As of today, we are officially two weeks into the year 2014. Which means that it has been two weeks since countless individuals committed to New Year’s goals and resolutions that they hope will transform their lives over the next twelve months. For many, it has been two weeks of fastidiously adhering to these resolutions as they run and read and diet themselves toward self-improvement. Others have likely found themselves slipping up just a bit, and some may have already given up on their goals altogether. And then there those for whom the whole issue of resolutions is completely irrelevant because they never made any resolutions to begin with.
This year, I found myself in that third camp: resolution-less, and happy to be that way. New Year’s resolutions have never really worked for me – and not for a lack of trying. For most of my life, I have begun each new year with optimism and purposefulness, determined to adhere to every resolution on my long list of things I felt needed to be transformed in my life. I set a high standard for myself, and would settle for nothing short of perfection. And then, inevitably, I would fail: my goals would prove too daunting to perform to my unrealistic standards, so I would scrap them altogether and wait for another year to come around so I could try again.
After years of suffering through this soul-squelching cycle, 2014 was the year I decided I would elude failure by simply avoiding resolutions altogether. Sure, I did outline some “light” goals for myself, but these were mostly along the lines of maintaining my personal status quo – every item on my list was simply something that I wanted to continue doing. I figured that aiming low was the only way of guaranteeing my personal success and, consequently, my peace of mind.
And then I heard something that caused me to question my new-found beliefs regarding goals. I was listening to a Michael Hyatt podcast on goal-setting (podcast #078, if you are interested in hearing to the whole thing; it’s a worthwhile listen!). In this particular episode, Michael was answering listeners’ questions about setting and keeping goals, and one of the questions really hit home: “How do you regroup and get motivated to achieve a goal that you missed previously?” Michael acknowledged that every time you set out to accomplish a goal, there is a risk involved that you will not succeed. However, failure to achieve a goal does not mean that you are a failure, and though it should inform your future goal planning, it should not keep you from striving to achieve something you find meaningful. Michael pointed out that people who are high achievers frequently miss goals; Michael even noted that in 2013, he himself only hit about half of the goals he had set for himself at the start of the year – BUT, if he had not set those goals, he wouldn’t have accomplished ANY of them.
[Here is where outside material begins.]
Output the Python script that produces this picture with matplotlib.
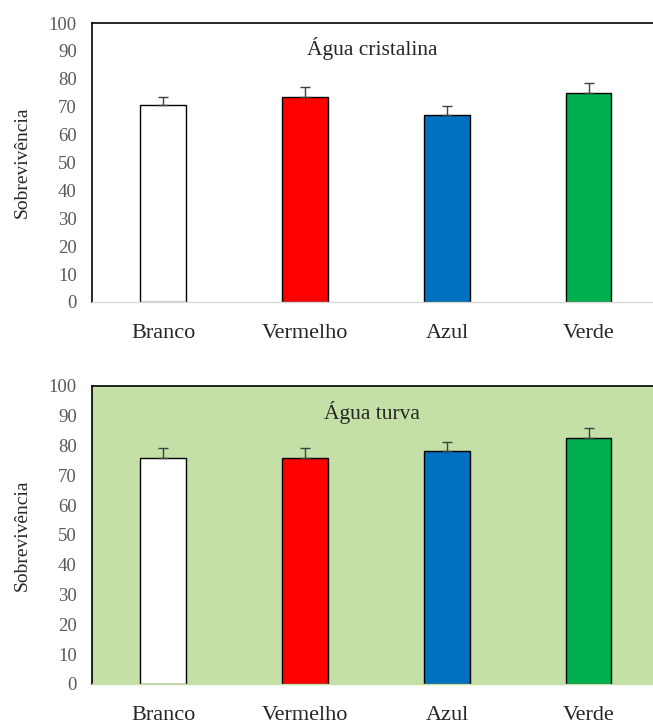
import numpy as np
import matplotlib.pyplot as plt

# survival by light colour, two water conditions
cores = ['Branco', 'Vermelho', 'Azul', 'Verde']
cores_barra = ['#ffffff', '#ff0000', '#0070c0', '#00b050']

cristalina = [70.6, 73.6, 67.1, 74.8]
cristalina_erro = [3.0, 3.4, 3.1, 3.6]

turva = [75.9, 75.8, 78.2, 82.6]
turva_erro = [3.1, 3.2, 2.8, 3.1]

plt.rcParams['font.family'] = ['Liberation Serif', 'DejaVu Serif']


def painel(ax, valores, erros, titulo, fundo, cor_base):
    x = np.arange(len(cores))
    ax.set_facecolor(fundo)
    ax.bar(x, valores, width=0.317, color=cores_barra, edgecolor='black',
           linewidth=1.0, zorder=2)
    ax.errorbar(x, valores, yerr=[np.zeros(len(erros)), erros], fmt='none',
                ecolor='#404040', elinewidth=1.0, capsize=3.5, capthick=1.0,
                zorder=3)
    ax.set_xlim(-0.5, 3.5)
    ax.set_ylim(0, 100)
    ax.set_yticks(np.arange(0, 101, 10))
    ax.set_xticks(x)
    ax.set_xticklabels(cores, fontsize=16, color='#262626')
    ax.tick_params(axis='y', length=0, pad=11, labelsize=13.5, labelcolor='#595959')
    ax.tick_params(axis='x', length=0, pad=16)
    ax.set_ylabel('Sobrevivência', fontsize=14, color='#262626', labelpad=13)
    ax.text(0.493, 0.91, titulo, transform=ax.transAxes, ha='center',
            va='center', fontsize=15.5, color='#262626')
    for lado in ['left', 'top']:
        ax.spines[lado].set_color('#000000')
        ax.spines[lado].set_linewidth(1.2)
    ax.spines['right'].set_visible(False)
    ax.spines['bottom'].set_color(cor_base)
    ax.spines['bottom'].set_linewidth(1.0)


fig = plt.figure(figsize=(6.53, 7.24), dpi=100)
ax1 = fig.add_axes([0.1409, 0.5829, 0.8698, 0.3853])
ax2 = fig.add_axes([0.1409, 0.05525, 0.8698, 0.4120])

painel(ax1, cristalina, cristalina_erro, 'Água cristalina', 'white', '#d9d9d9')
painel(ax2, turva, turva_erro, 'Água turva', '#c5e0a6', '#c5e0a6')

fig.savefig('out.png', dpi=100)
Ultimately, goal-setting is about much more than achieving a specific outcome: the value in setting goals is that it stretches us to accomplish more than we would have accomplished had we not set them. Goal setting shouldn’t be safe; instead, our goals should take us outside of our comfort zone, which is where growth, happiness, and fulfillment reside.
Michael’s words have me rethinking my abandonment of New Year’s Resolutions. In playing it safe with my goals this year, my intention had been to avoid failure, but ultimately, this self-preservation technique served only to keep me firmly within my comfort zone. I might have eliminated my risk of failure, but in doing so, I sabotaged my opportunities for growth. Perhaps it’s time for me to set some truly risky goals. I will likely fail at some of them (or perhaps even all of them), but I am willing to experience a few setbacks on my journey toward personal development. 2014 might be the year that I fail, but it won’t be the year that I simply didn’t try.